Data provided:
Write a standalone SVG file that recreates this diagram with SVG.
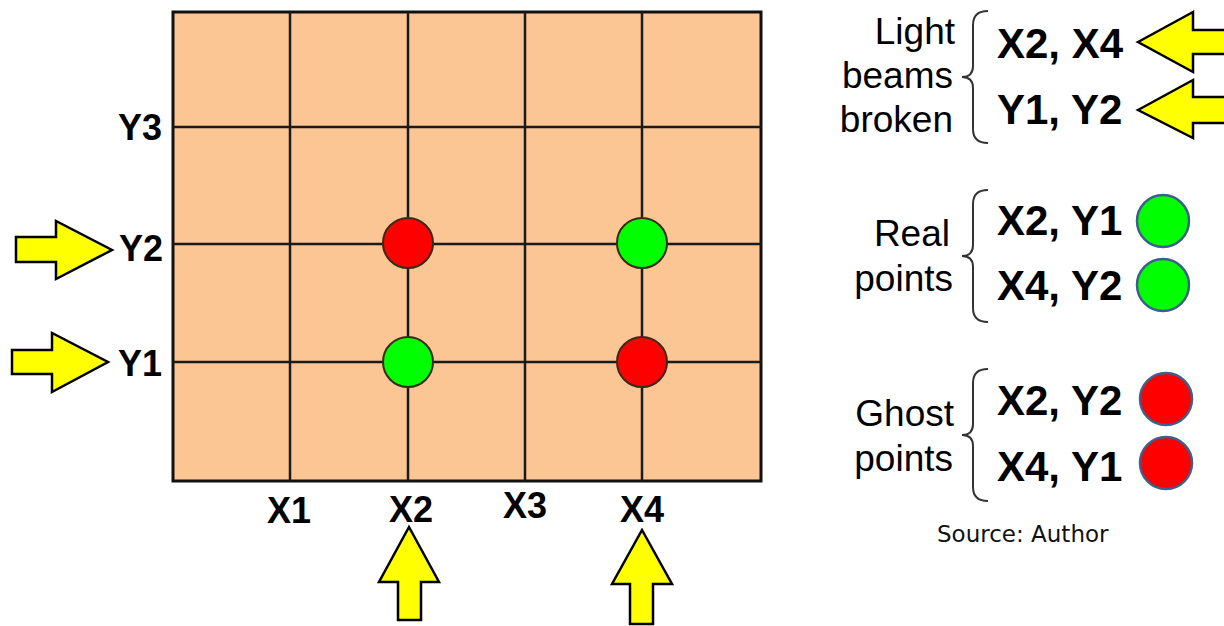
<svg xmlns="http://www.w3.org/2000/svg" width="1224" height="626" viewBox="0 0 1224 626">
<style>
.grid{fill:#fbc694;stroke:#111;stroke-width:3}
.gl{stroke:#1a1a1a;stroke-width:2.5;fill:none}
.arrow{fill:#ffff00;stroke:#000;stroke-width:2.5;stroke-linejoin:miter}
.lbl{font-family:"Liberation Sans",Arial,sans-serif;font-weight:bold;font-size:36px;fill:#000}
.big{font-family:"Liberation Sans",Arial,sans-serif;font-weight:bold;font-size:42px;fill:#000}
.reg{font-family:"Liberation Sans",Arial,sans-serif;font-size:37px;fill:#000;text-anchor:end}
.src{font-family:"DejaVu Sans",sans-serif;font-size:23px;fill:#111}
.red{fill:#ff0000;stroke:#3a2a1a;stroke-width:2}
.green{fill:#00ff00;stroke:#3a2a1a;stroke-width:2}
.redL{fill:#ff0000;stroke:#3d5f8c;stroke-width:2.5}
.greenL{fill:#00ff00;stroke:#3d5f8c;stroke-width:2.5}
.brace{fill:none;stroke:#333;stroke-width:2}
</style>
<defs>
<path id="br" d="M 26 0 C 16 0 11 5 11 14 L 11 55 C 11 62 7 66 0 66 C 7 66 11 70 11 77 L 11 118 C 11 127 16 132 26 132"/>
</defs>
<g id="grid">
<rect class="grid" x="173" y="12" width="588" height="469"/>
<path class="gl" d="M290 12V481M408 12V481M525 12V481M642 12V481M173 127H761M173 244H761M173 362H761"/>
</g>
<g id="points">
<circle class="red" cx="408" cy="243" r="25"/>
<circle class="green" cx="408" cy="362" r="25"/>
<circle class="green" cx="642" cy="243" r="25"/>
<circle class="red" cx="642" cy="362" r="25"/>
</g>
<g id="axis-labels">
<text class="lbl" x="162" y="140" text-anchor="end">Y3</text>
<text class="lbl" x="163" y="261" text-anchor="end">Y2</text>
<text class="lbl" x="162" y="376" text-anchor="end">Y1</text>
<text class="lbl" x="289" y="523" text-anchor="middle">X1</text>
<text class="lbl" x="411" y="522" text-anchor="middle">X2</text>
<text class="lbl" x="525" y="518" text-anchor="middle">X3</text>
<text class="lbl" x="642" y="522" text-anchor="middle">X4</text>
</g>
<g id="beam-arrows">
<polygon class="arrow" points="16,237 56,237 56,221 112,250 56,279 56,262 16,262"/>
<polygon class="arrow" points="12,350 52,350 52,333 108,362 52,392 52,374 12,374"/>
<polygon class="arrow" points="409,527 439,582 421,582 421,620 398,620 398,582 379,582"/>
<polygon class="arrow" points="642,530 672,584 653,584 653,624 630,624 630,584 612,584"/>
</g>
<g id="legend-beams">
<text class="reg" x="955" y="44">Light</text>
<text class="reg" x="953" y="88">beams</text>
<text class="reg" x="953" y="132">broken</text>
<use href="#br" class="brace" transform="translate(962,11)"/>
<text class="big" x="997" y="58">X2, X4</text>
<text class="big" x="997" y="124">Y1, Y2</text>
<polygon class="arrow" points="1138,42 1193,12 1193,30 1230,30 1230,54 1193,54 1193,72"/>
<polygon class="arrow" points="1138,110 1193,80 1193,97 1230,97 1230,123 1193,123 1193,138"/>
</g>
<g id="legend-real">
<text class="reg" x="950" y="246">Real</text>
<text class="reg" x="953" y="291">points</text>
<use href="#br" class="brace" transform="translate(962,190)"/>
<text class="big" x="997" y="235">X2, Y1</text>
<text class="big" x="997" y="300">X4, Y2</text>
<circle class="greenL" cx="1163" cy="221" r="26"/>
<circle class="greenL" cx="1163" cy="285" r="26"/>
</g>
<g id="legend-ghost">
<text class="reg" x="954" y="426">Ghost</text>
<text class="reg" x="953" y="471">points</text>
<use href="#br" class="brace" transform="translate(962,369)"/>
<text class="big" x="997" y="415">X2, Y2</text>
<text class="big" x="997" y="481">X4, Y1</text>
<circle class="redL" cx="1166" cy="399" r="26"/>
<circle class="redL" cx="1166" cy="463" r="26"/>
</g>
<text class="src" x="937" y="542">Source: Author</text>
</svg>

Problem to solve: Each line of the data is to be duplicated exactly; pictures stay out of the copy.

The solution:
Write a standalone SVG file that recreates this diagram with SVG.
<svg xmlns="http://www.w3.org/2000/svg" width="1224" height="626" viewBox="0 0 1224 626">
<style>
.grid{fill:#fbc694;stroke:#111;stroke-width:3}
.gl{stroke:#1a1a1a;stroke-width:2.5;fill:none}
.arrow{fill:#ffff00;stroke:#000;stroke-width:2.5;stroke-linejoin:miter}
.lbl{font-family:"Liberation Sans",Arial,sans-serif;font-weight:bold;font-size:36px;fill:#000}
.big{font-family:"Liberation Sans",Arial,sans-serif;font-weight:bold;font-size:42px;fill:#000}
.reg{font-family:"Liberation Sans",Arial,sans-serif;font-size:37px;fill:#000;text-anchor:end}
.src{font-family:"DejaVu Sans",sans-serif;font-size:23px;fill:#111}
.red{fill:#ff0000;stroke:#3a2a1a;stroke-width:2}
.green{fill:#00ff00;stroke:#3a2a1a;stroke-width:2}
.redL{fill:#ff0000;stroke:#3d5f8c;stroke-width:2.5}
.greenL{fill:#00ff00;stroke:#3d5f8c;stroke-width:2.5}
.brace{fill:none;stroke:#333;stroke-width:2}
</style>
<defs>
<path id="br" d="M 26 0 C 16 0 11 5 11 14 L 11 55 C 11 62 7 66 0 66 C 7 66 11 70 11 77 L 11 118 C 11 127 16 132 26 132"/>
</defs>
<g id="grid">
<rect class="grid" x="173" y="12" width="588" height="469"/>
<path class="gl" d="M290 12V481M408 12V481M525 12V481M642 12V481M173 127H761M173 244H761M173 362H761"/>
</g>
<g id="points">
<circle class="red" cx="408" cy="243" r="25"/>
<circle class="green" cx="408" cy="362" r="25"/>
<circle class="green" cx="642" cy="243" r="25"/>
<circle class="red" cx="642" cy="362" r="25"/>
</g>
<g id="axis-labels">
<text class="lbl" x="162" y="140" text-anchor="end">Y3</text>
<text class="lbl" x="163" y="261" text-anchor="end">Y2</text>
<text class="lbl" x="162" y="376" text-anchor="end">Y1</text>
<text class="lbl" x="289" y="523" text-anchor="middle">X1</text>
<text class="lbl" x="411" y="522" text-anchor="middle">X2</text>
<text class="lbl" x="525" y="518" text-anchor="middle">X3</text>
<text class="lbl" x="642" y="522" text-anchor="middle">X4</text>
</g>
<g id="beam-arrows">
<polygon class="arrow" points="16,237 56,237 56,221 112,250 56,279 56,262 16,262"/>
<polygon class="arrow" points="12,350 52,350 52,333 108,362 52,392 52,374 12,374"/>
<polygon class="arrow" points="409,527 439,582 421,582 421,620 398,620 398,582 379,582"/>
<polygon class="arrow" points="642,530 672,584 653,584 653,624 630,624 630,584 612,584"/>
</g>
<g id="legend-beams">
<text class="reg" x="955" y="44">Light</text>
<text class="reg" x="953" y="88">beams</text>
<text class="reg" x="953" y="132">broken</text>
<use href="#br" class="brace" transform="translate(962,11)"/>
<text class="big" x="997" y="58">X2, X4</text>
<text class="big" x="997" y="124">Y1, Y2</text>
<polygon class="arrow" points="1138,42 1193,12 1193,30 1230,30 1230,54 1193,54 1193,72"/>
<polygon class="arrow" points="1138,110 1193,80 1193,97 1230,97 1230,123 1193,123 1193,138"/>
</g>
<g id="legend-real">
<text class="reg" x="950" y="246">Real</text>
<text class="reg" x="953" y="291">points</text>
<use href="#br" class="brace" transform="translate(962,190)"/>
<text class="big" x="997" y="235">X2, Y1</text>
<text class="big" x="997" y="300">X4, Y2</text>
<circle class="greenL" cx="1163" cy="221" r="26"/>
<circle class="greenL" cx="1163" cy="285" r="26"/>
</g>
<g id="legend-ghost">
<text class="reg" x="954" y="426">Ghost</text>
<text class="reg" x="953" y="471">points</text>
<use href="#br" class="brace" transform="translate(962,369)"/>
<text class="big" x="997" y="415">X2, Y2</text>
<text class="big" x="997" y="481">X4, Y1</text>
<circle class="redL" cx="1166" cy="399" r="26"/>
<circle class="redL" cx="1166" cy="463" r="26"/>
</g>
<text class="src" x="937" y="542">Source: Author</text>
</svg>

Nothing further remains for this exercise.